The Justices as a group seemed to think that not much is gained by moving to Privileges or Immunities when there is already a jurisprudence under the Due Process Clause. The differences in language in the two texts, and their relative compatability with implied fundamental rights, didn't seem to matter much to them. The history of the two clauses seemed not to matter much at all. This should not be surprising. As a rule, the Justices only invoke history when it is consistent with views they already hold.
Justice Stevens channeled Justice Frankfurter, arguing that perhaps incorporation to the states did not incorporate the whole right, but just its core elements. Justice Breyer argued that the Second Amendment was special because it involved a threat to life, and therefore should not be incorporated or should only be partly incorporated against the states. The Court has previously rejected Justice Frankfurter's theory, but as a result of a fractured court in Apodaca v. Oregon, it has incorporated only part of the sixth amendment jury trial right.
Nevertheless, it is unlikely that there are five votes for partial incorporation. Rather, there are probably five votes for full incorporation under the Due Process Clause.
The bottom line of the oral argument, not surprisingly, is that (excepting Justice Kennedy and possibly Justice Thomas) the Justices' substantive views on gun rights and abortion rights will determine the outcome of this case:
Many of the Justices who support incorporation of the Second Amendment don't want to open the door to new implied fundamental rights, which they fear might be easier to protect under the Privileges or Immunities Clause. Thus they support incorporation of the Second Amendment under the Due Process Clause (ironically) because they fear more cases like Roe v. Wade and Lawrence v. Texas, which were decided under the Due Process Clause. If they retain existing doctrine, they believe that (somehow) it will be easier to refuse to recognize new implied fundamental rights under the Due Process Clause.
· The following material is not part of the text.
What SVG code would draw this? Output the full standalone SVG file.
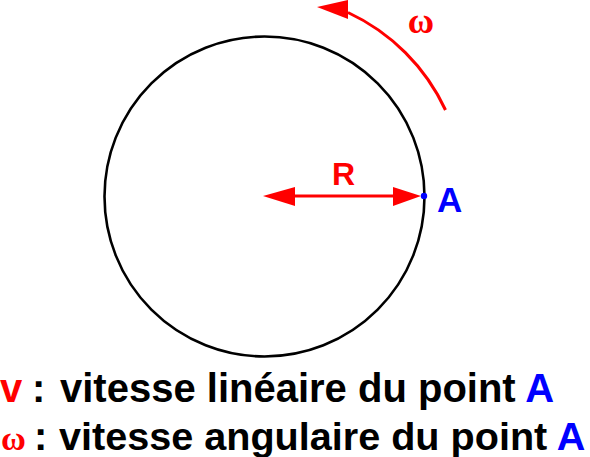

Conversely, the Justices who support implied fundamental rights don't like using the Privileges or Immunities Clause because they oppose incorporation of the Second Amendment period, and continue to think Heller was wrongly decided. Therefore they prefer arguing that the Amendment shouldn't be incorporated under any clause. Because not all of the Bill of Rights has been incorporated under the Due Process Clause, and all of it would be incorporated if one used the Privileges or Immunities Clause, they prefer the Due Process Clause. Moreover, if one is to incorporate the right, it should be incorporated under the Due Process Clause because there is one precedent (Apodaca) which suggests that one can incorporate rights under the Due Process Clause only partially.
I should add, finally, that the hope of some of the Justices that continuing to stick with the Due Process Clause to hold off recognition of new implied fundamental rights is a fool's errand: History shows that if you close down one avenue for implied fundamental rights (privileges or immunities) another avenue opens up (due process). That is because, whether you like it or not, there has been powerful public pressure for the recognition of implied fundamental rights throughout American history, and this, not surprisingly, is one reason why the Constitution contains both the Ninth Amendment and the Privileges or Immunities Clause.